- **What is being asked**
Locate each line containing the string "matplotlib" and copy it out.

▶

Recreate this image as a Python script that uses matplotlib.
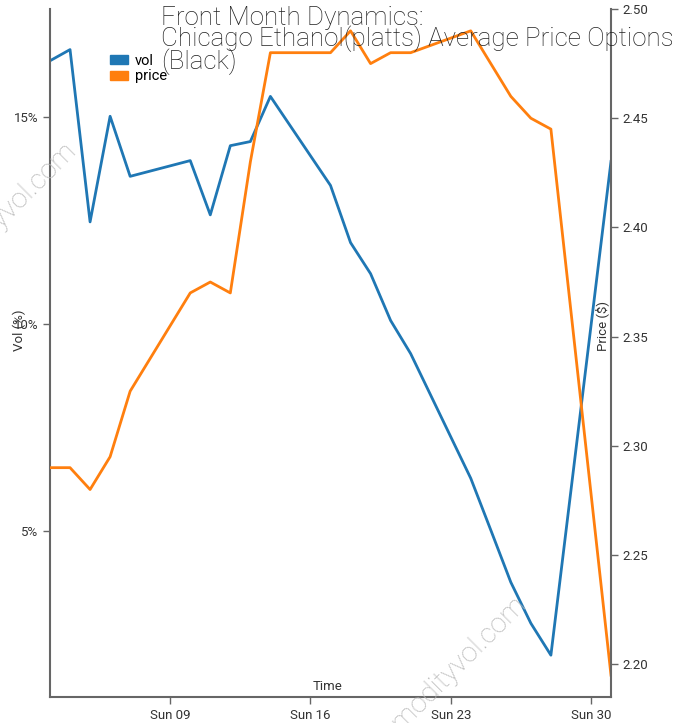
import matplotlib.pyplot as plt
import matplotlib.patches as mpatches
import pandas as pd

plt.rcParams['font.family'] = ['Roboto', 'DejaVu Sans']

dates = pd.to_datetime([
    "2025-03-03", "2025-03-04", "2025-03-05", "2025-03-06", "2025-03-07",
    "2025-03-10", "2025-03-11", "2025-03-12", "2025-03-13", "2025-03-14",
    "2025-03-17", "2025-03-18", "2025-03-19", "2025-03-20", "2025-03-21",
    "2025-03-24", "2025-03-25", "2025-03-26", "2025-03-27", "2025-03-28",
    "2025-03-31",
])
vol = [16.35, 16.62, 12.46, 15.01, 13.56,
       13.94, 12.63, 14.30, 14.40, 15.49,
       13.34, 11.96, 11.21, 10.08, 9.28,
       6.27, 5.02, 3.76, 2.77, 2.00,
       13.92]
price = [2.290, 2.290, 2.280, 2.295, 2.325,
         2.370, 2.375, 2.370, 2.430, 2.480,
         2.480, 2.490, 2.475, 2.480, 2.480,
         2.490, 2.475, 2.460, 2.450, 2.445,
         2.195]

vol_ticks = [5, 10, 15]
price_ticks = [2.20, 2.25, 2.30, 2.35, 2.40, 2.45, 2.50]
x_ticks = pd.to_datetime(["2025-03-09", "2025-03-16", "2025-03-23", "2025-03-30"])

blue = "#1f77b4"
orange = "#ff7f0e"
grey = "#666666"
txt = "#333333"

fig = plt.figure(figsize=(6.92, 7.23), dpi=100)
ax = fig.add_axes([50 / 692, 26 / 723, 561 / 692, 688 / 723])
ax2 = ax.twinx()

ax.plot(dates, vol, color=blue, lw=2)
ax2.plot(dates, price, color=orange, lw=2)

ax.set_xlim(dates[0], dates[-1])
ax.set_ylim(0.99, 17.6)
ax2.set_ylim(2.185, 2.4995)

for a in (ax, ax2):
    a.spines["top"].set_visible(False)
    for s in ("left", "right", "bottom"):
        a.spines[s].set_color(grey)
        a.spines[s].set_linewidth(1.5)
ax.spines["right"].set_visible(False)
ax2.spines["left"].set_visible(False)
ax2.spines["bottom"].set_visible(False)

ax.set_yticks(vol_ticks)
ax.set_yticklabels([f"{v}%" for v in vol_ticks])
ax2.set_yticks(price_ticks)
ax2.set_yticklabels([f"{p:.2f}" for p in price_ticks])
ax.set_xticks(x_ticks)
ax.set_xticklabels([d.strftime("Sun %d") for d in x_ticks])

ax.tick_params(axis="both", colors=grey, labelcolor=txt, labelsize=9.5, length=5, width=1)
ax2.tick_params(axis="y", colors=grey, labelcolor=txt, labelsize=9.5, length=5, width=1)

ax.set_ylabel("Vol (%)", fontsize=9.5, color=txt)
ax.yaxis.set_label_coords(-0.043, 0.533)
ax2.set_ylabel("Price ($)", fontsize=9.5, color=txt, rotation=90)
ax2.yaxis.set_label_coords(0.971, 0.539)
ax.text(0.495, 0.006, "Time", transform=ax.transAxes, ha="center", va="bottom",
        fontsize=9.5, color=txt)

fig.text(161 / 692, 1 - 6 / 723,
         "Front Month Dynamics:\nChicago Ethanol(platts) Average Price Options\n(Black)",
         ha="left", va="top", fontsize=18.7, fontweight="light", color="#222222",
         linespacing=0.8)

handles = [mpatches.Patch(color=blue, label="vol"), mpatches.Patch(color=orange, label="price")]
fig.legend(handles=handles, loc="upper left", bbox_to_anchor=(110 / 692, 1 - 54 / 723),
           frameon=False, fontsize=10.5, handlelength=1.2, handleheight=0.6,
           handletextpad=0.5, labelspacing=0.1, borderaxespad=0, borderpad=0)

for xe, ye in [(78, 152), (528, 606)]:
    fig.text(xe / 692, 1 - ye / 723, "commodityvol.com", ha="right", va="baseline",
             rotation=45, rotation_mode="anchor", fontsize=20, color="#bbbbbb",
             fontweight="light")

fig.savefig("out.png", dpi=100)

◀

- **Final result**
Recreate this image as a Python script that uses matplotlib.
import matplotlib.pyplot as plt
import matplotlib.patches as mpatches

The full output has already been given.